In reality, it should not be surprising that a new global hierarchy is emerging. The downturn has merely exacerbated it, but it has been in evidence for some time. Whilst the west languishes in the current economic turmoil, Asia’s star has burnt brightest with growth in China, India, South Korea, and Taiwan that few would have believed possible a year ago. Much of this growth has been driven by domestic demand in China and India, which by and large has replaced falling demand in North American and Europe. The statistics are impressive with the Financial Times reporting that South Korea’s exports to China in December rose 94% compared to a year ago and Taiwan’s, in the same period, by 91.2%. This stellar growth is driving economic recovery throughout the whole Asian region.

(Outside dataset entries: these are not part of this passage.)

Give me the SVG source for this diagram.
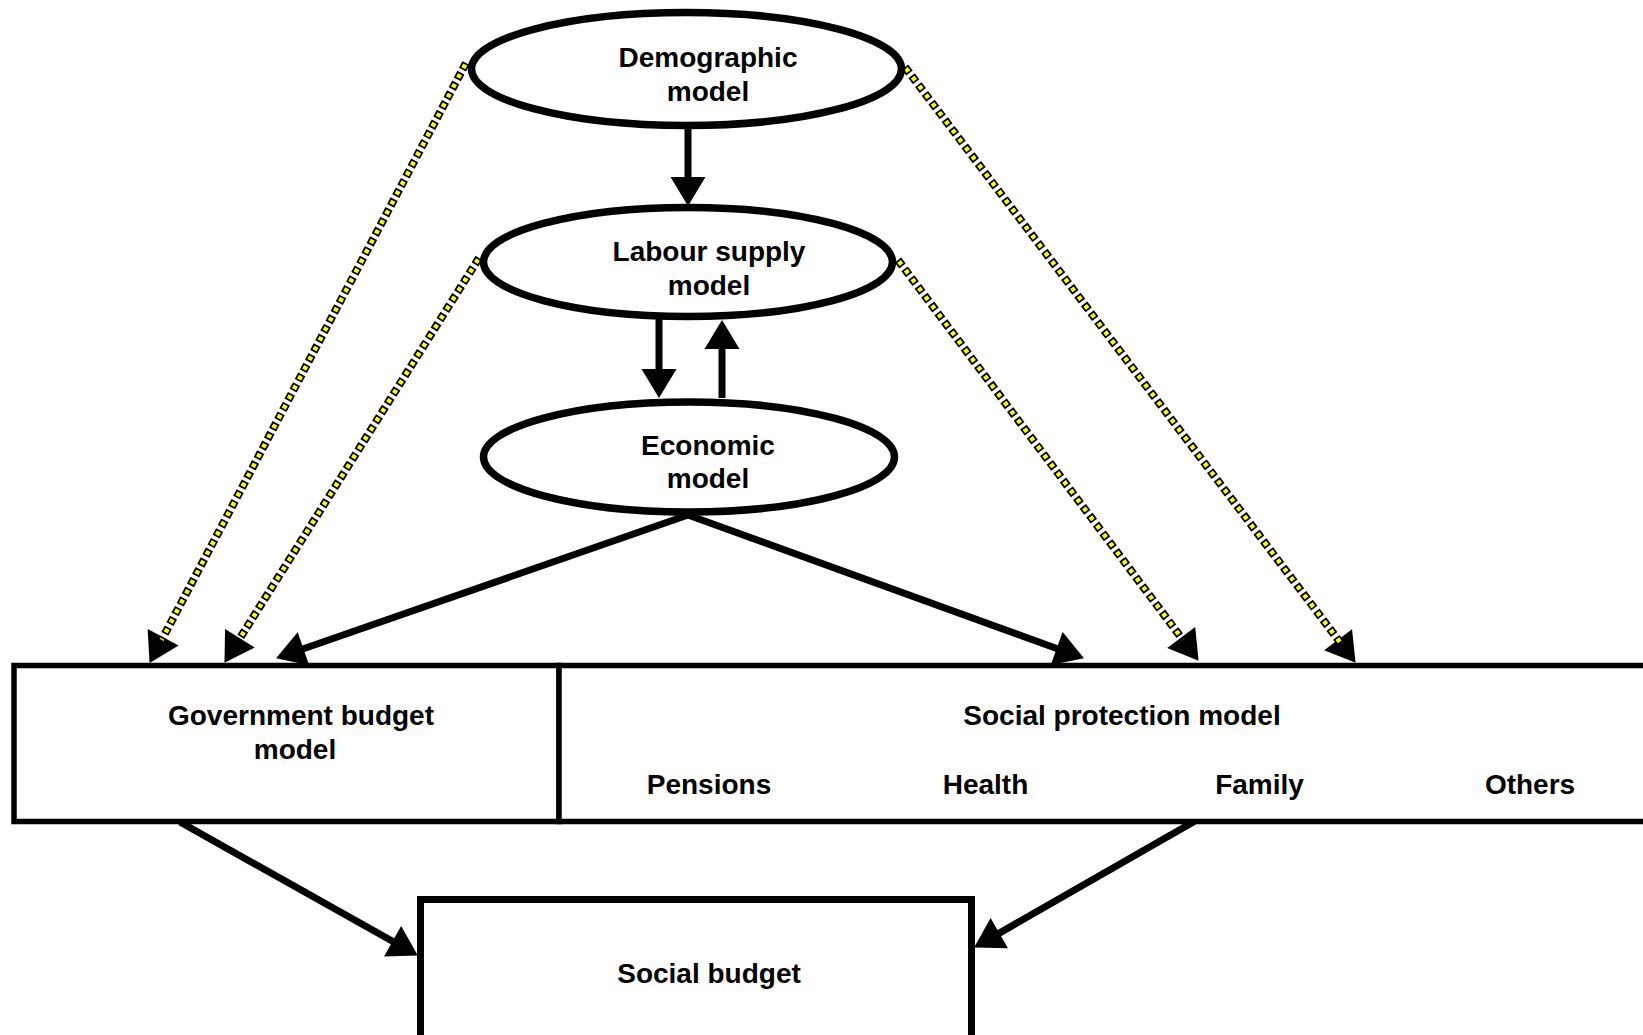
<svg xmlns="http://www.w3.org/2000/svg" width="1643" height="1035" viewBox="0 0 1643 1035">
<style>
.node{fill:#fff;stroke:#000}
.ell{stroke-width:7.5}
.box{stroke-width:5.5}
.sb{stroke-width:7}
.t{font-family:"Liberation Sans",Arial,sans-serif;font-weight:bold;font-size:28px;fill:#000;text-anchor:middle}
.solid{fill:none;stroke:#000;stroke-width:7;marker-end:url(#ah)}
.dotb{fill:none;stroke:#000;stroke-width:8;stroke-dasharray:7.5 3.5;marker-end:url(#ah)}
.doty{fill:none;stroke:#ffff00;stroke-width:4.5;stroke-dasharray:4 7;stroke-dashoffset:-1.75}
</style>
<defs>
<marker id="ah" markerUnits="userSpaceOnUse" markerWidth="29" markerHeight="35" refX="3" refY="17.5" orient="auto" overflow="visible">
<path d="M0,0 L29,17.5 L0,35 Z" fill="#000"/>
</marker>
</defs>
<rect width="1643" height="1035" fill="#fff"/>
<g id="connectors">
<path class="dotb" d="M466,63 L161.7,639.9"/>
<path class="doty" d="M466,63 L161.7,639.9"/>
<path class="dotb" d="M479,258 L238.3,640.8"/>
<path class="doty" d="M479,258 L238.3,640.8"/>
<path class="dotb" d="M898,260 L1183,640"/>
<path class="doty" d="M898,260 L1183,640"/>
<path class="dotb" d="M905,67 L1339.9,642.1"/>
<path class="doty" d="M905,67 L1339.9,642.1"/>
<path class="solid" d="M688,126 L688,180"/>
<path class="solid" d="M659,318 L659,372"/>
<path class="solid" d="M722,398 L722,346"/>
<path class="solid" d="M688,515 L300.6,649.8"/>
<path class="solid" d="M688,515 L1059.5,649.5"/>
<path class="solid" d="M180,822 L395.2,942.8"/>
<path class="solid" d="M1195,821 L996.7,934.6"/>
</g>
<g id="demographic">
<ellipse class="node ell" cx="686.5" cy="69" rx="215" ry="56.5"/>
<text class="t" x="708" y="67">Demographic</text>
<text class="t" x="708" y="100.5">model</text>
</g>
<g id="labour">
<ellipse class="node ell" cx="688" cy="262" rx="204.5" ry="54.5"/>
<text class="t" x="709" y="261">Labour supply</text>
<text class="t" x="709" y="294.5">model</text>
</g>
<g id="economic">
<ellipse class="node ell" cx="689" cy="457" rx="205.5" ry="55"/>
<text class="t" x="708" y="455">Economic</text>
<text class="t" x="708" y="488">model</text>
</g>
<g id="government">
<rect class="node box" x="14" y="665.5" width="545" height="156"/>
<text class="t" x="301" y="725">Government budget</text>
<text class="t" x="295" y="758.5">model</text>
</g>
<g id="socialprotection">
<rect class="node box" x="559" y="665.5" width="1100" height="156"/>
<text class="t" x="1122" y="725">Social protection model</text>
<text class="t" x="709" y="794">Pensions</text>
<text class="t" x="985.5" y="794">Health</text>
<text class="t" x="1259.5" y="794">Family</text>
<text class="t" x="1530" y="794">Others</text>
</g>
<g id="socialbudget">
<rect class="node sb" x="420.5" y="899.5" width="551" height="145"/>
<text class="t" x="709" y="983">Social budget</text>
</g>
</svg>
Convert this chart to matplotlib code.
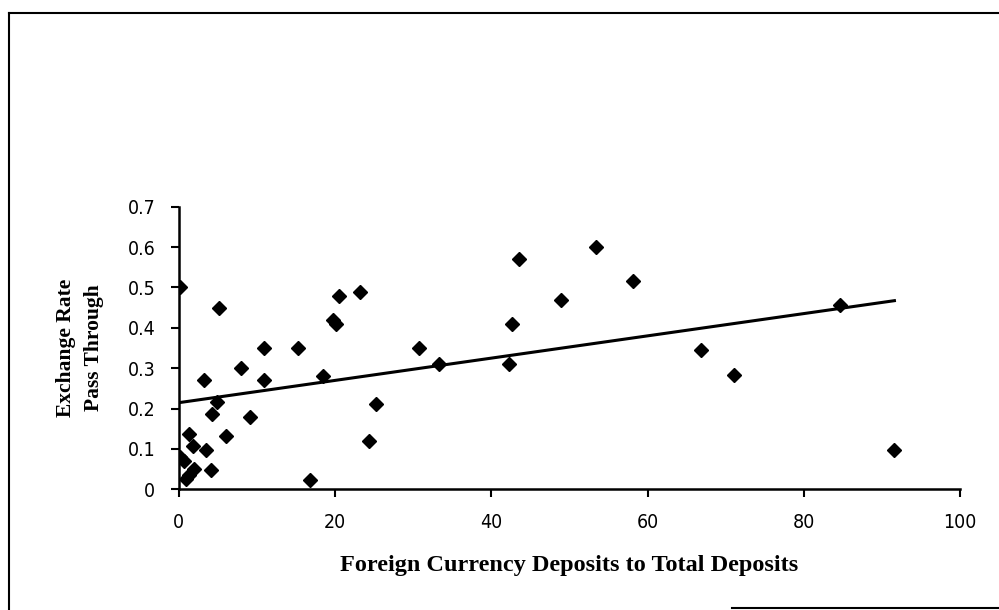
import numpy as np
import matplotlib
matplotlib.use('Agg')
from matplotlib import pyplot as plt
from matplotlib.lines import Line2D

# share of foreign currency deposits (%), pass-through coefficient
fcd_share = [0.2, 0.2, 0.6, 0.9, 1.3, 2.0, 1.3, 1.8, 3.5, 4.1,
             3.2, 4.2, 4.9, 5.2, 6.1, 7.9, 9.1, 10.9, 10.9, 15.2,
             16.8, 18.4, 19.7, 20.1, 20.5, 23.2, 24.4, 25.3, 30.8, 33.3,
             42.3, 42.6, 43.5, 48.9, 53.4, 58.1, 66.9, 71.1, 84.6, 91.6]
pass_through = [0.50, 0.08, 0.07, 0.025, 0.035, 0.05, 0.138, 0.108, 0.097, 0.047,
                0.27, 0.187, 0.217, 0.45, 0.132, 0.30, 0.178, 0.35, 0.27, 0.35,
                0.022, 0.28, 0.42, 0.41, 0.48, 0.49, 0.12, 0.21, 0.35, 0.31,
                0.31, 0.41, 0.57, 0.47, 0.60, 0.515, 0.345, 0.284, 0.456, 0.098]

# linear trend as printed on the chart
trend_intercept = 0.2145
trend_slope = 0.00276

x_ticks = [0, 20, 40, 60, 80, 100]
y_ticks = [0, 0.1, 0.2, 0.3, 0.4, 0.5, 0.6, 0.7]
y_tick_labels = ['0', '0.1', '0.2', '0.3', '0.4', '0.5', '0.6', '0.7']

tick_font = ['DejaVu Sans']
label_font = ['Liberation Serif', 'DejaVu Serif']

fig = plt.figure(figsize=(9.99, 6.10), dpi=100)
ax = fig.add_axes([0.179, 0.198, 0.782, 0.463])

ax.plot(fcd_share, pass_through, linestyle='none', marker='D', markersize=7,
        color='black', zorder=3)

xs = np.array([0, max(fcd_share)])
ax.plot(xs, trend_intercept + trend_slope * xs, color='black', linewidth=2.2, zorder=2)

ax.set_xlim(0, 100)
ax.set_ylim(0, 0.7)
ax.set_xticks(x_ticks)
ax.set_xticklabels([str(t) for t in x_ticks], family=tick_font, fontsize=14,
                   fontstretch='condensed')
ax.set_yticks(y_ticks)
ax.set_yticklabels(y_tick_labels, family=tick_font, fontsize=14,
                   fontstretch='condensed')
ax.tick_params(direction='out', length=6, width=1.5, pad=11)

for side in ['top', 'right']:
    ax.spines[side].set_visible(False)
for side in ['left', 'bottom']:
    ax.spines[side].set_linewidth(1.8)

ax.set_xlabel('Foreign Currency Deposits to Total Deposits', family=label_font,
              fontweight='bold', fontsize=17.5, labelpad=17)
ax.set_ylabel('Exchange Rate\nPass Through', family=label_font,
              fontweight='bold', fontsize=15.5, labelpad=17, linespacing=1.55)

# scanned frame around the chart
fig.add_artist(Line2D([0.009, 1.0], [0.978, 0.978], color='black', linewidth=1.5,
                      transform=fig.transFigure))
fig.add_artist(Line2D([0.009, 0.009], [0.0, 0.978], color='black', linewidth=1.5,
                      transform=fig.transFigure))
fig.add_artist(Line2D([0.733, 1.0], [0.004, 0.004], color='black', linewidth=1.5,
                      transform=fig.transFigure))

plt.savefig('out.png', dpi=100)
plt.close()
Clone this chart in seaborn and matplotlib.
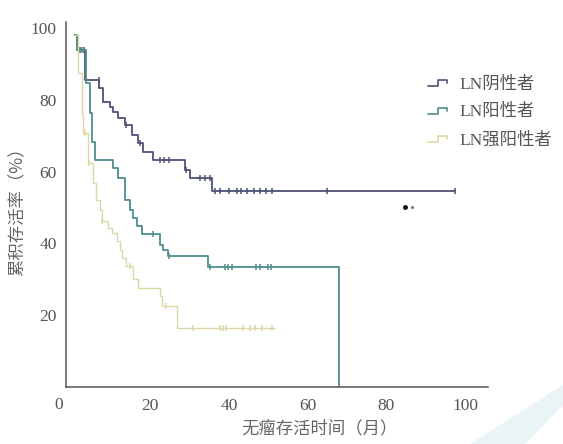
import numpy as np
import matplotlib
matplotlib.use("Agg")
import matplotlib.pyplot as plt
from matplotlib.lines import Line2D
from matplotlib.legend_handler import HandlerBase
from matplotlib.patches import Polygon
import seaborn as sns

sns.set_style("white")
plt.rcParams['font.family'] = ['Liberation Serif', 'Noto Sans CJK SC', 'DejaVu Sans']

# ---------------- data ----------------
labels = ["LN阴性者", "LN阳性者", "LN强阳性者"]
colors = ["#4d5176", "#4f8e8c", "#dcd8a6"]

neg_t = [1.0, 1.5, 3.6, 7.1, 8.0, 9.8, 10.6, 11.9, 13.6, 15.3, 17.0, 18.2, 20.8, 28.9, 30.1, 35.6, 97.5]
neg_s = [98, 94, 85.5, 83.2, 79.5, 78, 76.5, 75, 73, 70.3, 68, 65.6, 63.3, 60.5, 58.3, 54.5, 54.5]
neg_cens = [2.2, 3.2, 7.0, 14.0, 17.5, 22.5, 23.5, 24.8, 29.2, 32.7, 34.0, 35.2, 36.5, 37.7,
            40.0, 42.0, 43.2, 44.5, 46.5, 48.0, 49.5, 51.0, 65.0, 97.5]

pos_t = [1.0, 1.5, 3.8, 4.7, 5.2, 6.0, 10.7, 11.9, 13.6, 14.9, 15.7, 16.6, 17.9, 22.5, 23.3, 24.5, 34.8, 68.0]
pos_s = [98, 94, 84.7, 76.4, 68.4, 63.3, 61, 58.3, 52.2, 49.4, 47.2, 44.8, 42.5, 39.7, 38.3, 36.5, 33.4, 0]
pos_cens = [2.6, 20.8, 24.8, 35.2, 39.0, 39.8, 40.7, 47.0, 47.9, 50.0, 50.6]

strong_t = [1.0, 1.8, 2.6, 3.0, 4.3, 5.4, 6.4, 7.3, 7.7, 9.4, 10.3, 11.5, 12.4, 13.0, 14.0,
            15.7, 17.0, 22.5, 23.0, 26.8, 51.7]
strong_s = [98, 87.5, 75.4, 70.8, 62.5, 56.9, 52.2, 49.4, 46.2, 44.4, 43.0, 40.6, 38.3, 36.0,
            33.7, 30.0, 27.7, 25.4, 22.6, 16.3, 16.3]
strong_cens = [3.5, 4.6, 7.9, 15.0, 24.0, 31.0, 37.7, 38.6, 39.4, 43.6, 45.4, 46.6, 48.3, 50.9]

xticks = [20, 40, 60, 80, 100]
origin_label = "0"
yticks = [20, 40, 60, 80, 100]
xlabel = "无瘤存活时间（月）"
ylabel = "累积存活率（%）"

series = [(neg_t, neg_s, neg_cens), (pos_t, pos_s, pos_cens), (strong_t, strong_s, strong_cens)]

# ---------------- figure ----------------
fig = plt.figure(figsize=(5.63, 4.44), dpi=100)
fig.patch.set_facecolor("white")

# faint watermark band bottom-right
fig.patches.append(Polygon([[470/563, 0], [1.0, 1 - 385/444], [1.0, 1 - 405/444], [525/563, 0]],
                           closed=True, transform=fig.transFigure, facecolor="#eaf3f6",
                           edgecolor="none", zorder=0))

ax = fig.add_axes([66.4/563, 1 - 387/444, (488 - 66.4)/563, (387 - 22)/444])
ax.set_facecolor("none")

lws = [1.3, 1.3, 1.0]
for (t, s, c), col, lab, lw in zip(series, colors, labels, lws):
    sns.lineplot(x=t, y=s, drawstyle="steps-post", color=col, lw=lw, ax=ax,
                 estimator=None, sort=False, legend=False)
    t_arr = np.asarray(t)
    s_arr = np.asarray(s)
    idx = np.searchsorted(t_arr, np.asarray(c), side="right") - 1
    cy = s_arr[np.clip(idx, 0, len(s_arr) - 1)]
    sns.scatterplot(x=c, y=cy, marker="|", s=18, color=col, linewidth=1.1, ax=ax, legend=False)

ax.set_xlim(-1.24, 105.8)
ax.set_ylim(0, 101.7)
ax.set_xticks(xticks)
ax.set_yticks(yticks)
for sp in ["top", "right"]:
    ax.spines[sp].set_visible(False)
for sp in ["left", "bottom"]:
    ax.spines[sp].set_color("#555555")
    ax.spines[sp].set_linewidth(1.1)
ax.tick_params(direction="in", length=5, width=1, colors="#555555",
               labelsize=12.5, labelcolor="#555555")
ax.tick_params(axis="x", pad=8)
ax.tick_params(axis="y", pad=7)
ax.set_xlabel("")
ax.set_ylabel("")

fig.text(59/563, 1 - 405/444, origin_label, ha="center", va="center", fontsize=12.5,
         color="#555555")
fig.text(320/563, 1 - 428/444, xlabel, ha="center", va="center", fontsize=12.5,
         color="#666666", family=['Noto Sans CJK SC', 'DejaVu Sans'])
fig.text(18/563, 1 - 207/444, ylabel, ha="center", va="center", rotation=90, fontsize=12.5,
         color="#666666", family=['Noto Sans CJK SC', 'DejaVu Sans'])

# small stray dots
ax.plot([(405 - 71.3)/3.94], [(388 - 207)/3.6], marker="o", ms=2.5, color="#111111")
ax.plot([(412 - 71.3)/3.94], [(388 - 207)/3.6], marker="o", ms=1.2, color="#777777")


class StepHandler(HandlerBase):
    def create_artists(self, legend, orig_handle, xdescent, ydescent, width, height,
                       fontsize, trans):
        xs = [0, width*0.5, width*0.5, width*0.9, width*0.9]
        ys = [height*0.2, height*0.2, height*0.65, height*0.65, height*0.45]
        ln = Line2D(xs, ys, color=orig_handle.get_color(), lw=1.2)
        ln.set_transform(trans)
        return [ln]


handles = [Line2D([0], [0], color=c) for c in colors]
leg = ax.legend(handles, labels, handler_map={Line2D: StepHandler()},
                loc="upper left", bbox_to_anchor=(428/563, 1 - 76/444),
                bbox_transform=fig.transFigure, frameon=False, fontsize=12.5,
                handlelength=1.2, handletextpad=0.6, labelspacing=0.68, borderpad=0,
                borderaxespad=0)
for txt in leg.get_texts():
    txt.set_color("#555555")

fig.savefig("out.png", dpi=100)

For the refining industry the same is true. It is no surprise that of the five new refineries to start up in 2009, three of these were in Asia and two in the Middle East. The Asian refineries were the new 580 000 bpd Reliance Industries Ltd refinery in Gujarat, India, China National Petroleum Corp’s 200 000 bpd facility in Dushanzi, China and Vietnam’s first ever refinery (148 000 bpd) at Dung Quat. Total global refinery capacity increased by 1.6 million bpd in 2009. Over 1 million bpd of this increase came solely from the Asia region.*
'The times they are a-changin….'
Happy New Year.
*OGJ Survey of the World’s Refineries 2009.